Les deux hommes partagent aussi une passion pour la botanique : Félicien Rops était, suivant Camille Lemonnier, comme Poulet-Malassis, « botaniste de vocation ». La botanique tient une grande place dans leur correspondance. « Ne viendrez-vous pas du tout, du tout, quelques jours en Belgique ? Il y a longtemps que vous nous promettez de revenir à Thozée et les saules de l’étang se joignent à nous pour vous montrer combien ils ont grandi et quel plaisir vous leur feriez en venant comme autrefois pêcher à leur ombre » (lettre de Félicien Rops à Auguste Poulet-Malassis, Bruxelles, 262 Avenue Louise, 3 juillet 1873, www.ropslettres.be, n° d’éd. 3504). « J’ai herborisé un peu sur le mont Agel qui domine Monte-Carlo, rien de nouveau, la saison n’est pas avancée, il n’y a pas encore de fleurs, hormis une petite sauge violette qui croit dans toutes les fentes de rochers, le bel arum italicum, partout où il fait un peu plus frais et, surtout, sous les oliviers (du reste, notre arum maculatum doit fleurir à peu près en même temps que lui, dans nos bois), et un petit réséda, très odorant et fort joli, qui doit être le réséda vrai, que l’on cultive dans les jardins aux environs de Paris » (lettre de Félicien Rops à Auguste Poulet-Malassis, Monaco, Villa Bella (Chez Camille Blanc), 5 février 1876, www.ropslettres.be, n° d’éd. 3507).
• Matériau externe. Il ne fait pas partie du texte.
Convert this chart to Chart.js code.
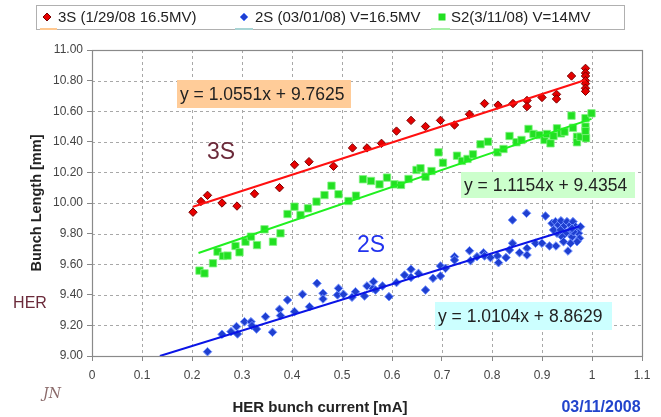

Rops joint parfois à ses lettres soit un croquis, soit des fleurs séchées. Cet amour de la fleur se retrouve dans l’œuvre gravé de l’artiste.
De retour en France, après l’amnistie du 15 août 1869, il se consacre à des publications bibliographiques et érudites. La fin de l’exil de Malassis constitue une « épreuve » pour celui qui n’était pas encore installé à Paris : « Je n’aimais pas beaucoup Bruxelles, mais vous concevez que votre départ va me faire un rude vide. – Où diable voulez-vous que j’aille parler maintenant de toutes les choses que nous aimons et que les Bruxellois n’aiment pas ? » (lettre de Félicien Rops à Auguste Poulet-Malassis, s.l., s.d., www.ropslettres.be, n° d’éd. 3501). La santé de l’Alençonnais va décliner dès son retour parisien, lui qui souffre de la goutte depuis juin 1866, à peine quelques semaines après l’attaque cérébrale de Baudelaire à l’église Saint-Loup lors d’une visite avec Rops. Ce dernier s’enquiert d’ailleurs très régulièrement de sa santé et s’inquiète des longues périodes de silence épistolaire de son éditeur. Il meurt à son domicile parisien le 11 février 1878 après avoir préparé le catalogue de sa vente après décès. Il est inhumé le lendemain au cimetière parisien d’Ivry-sur-Seine. Paradoxalement, la mort de Poulet-Malassis n’eut que peu de répercussion dans la presse pour celui qui était peu connu du grand public. Seuls quelques amis lui rendent hommage comme Charles Monselet et Théodore de Banville. Dans une lettre adressée au peintre Louis Dubois (1830-1880), Rops écrit : « Malassis est mort, spirituellement et nettement comme il avait vécu. Grande perte que celle de ce vrai Français. Le vaillant esprit ! Je me trouve seul depuis qu’il n’est plus là. On ne fait plus d’amis à quarante ans, et je regretterai celui-là toujours. – Il a beaucoup souffert moralement & physiquement, mais il est mort comme un sage antique. » (lettre de Félicien Rops à Louis [Dubois], Bruxelles, 23 février 1878, www.ropslettres.be, n° d’éd. 3350).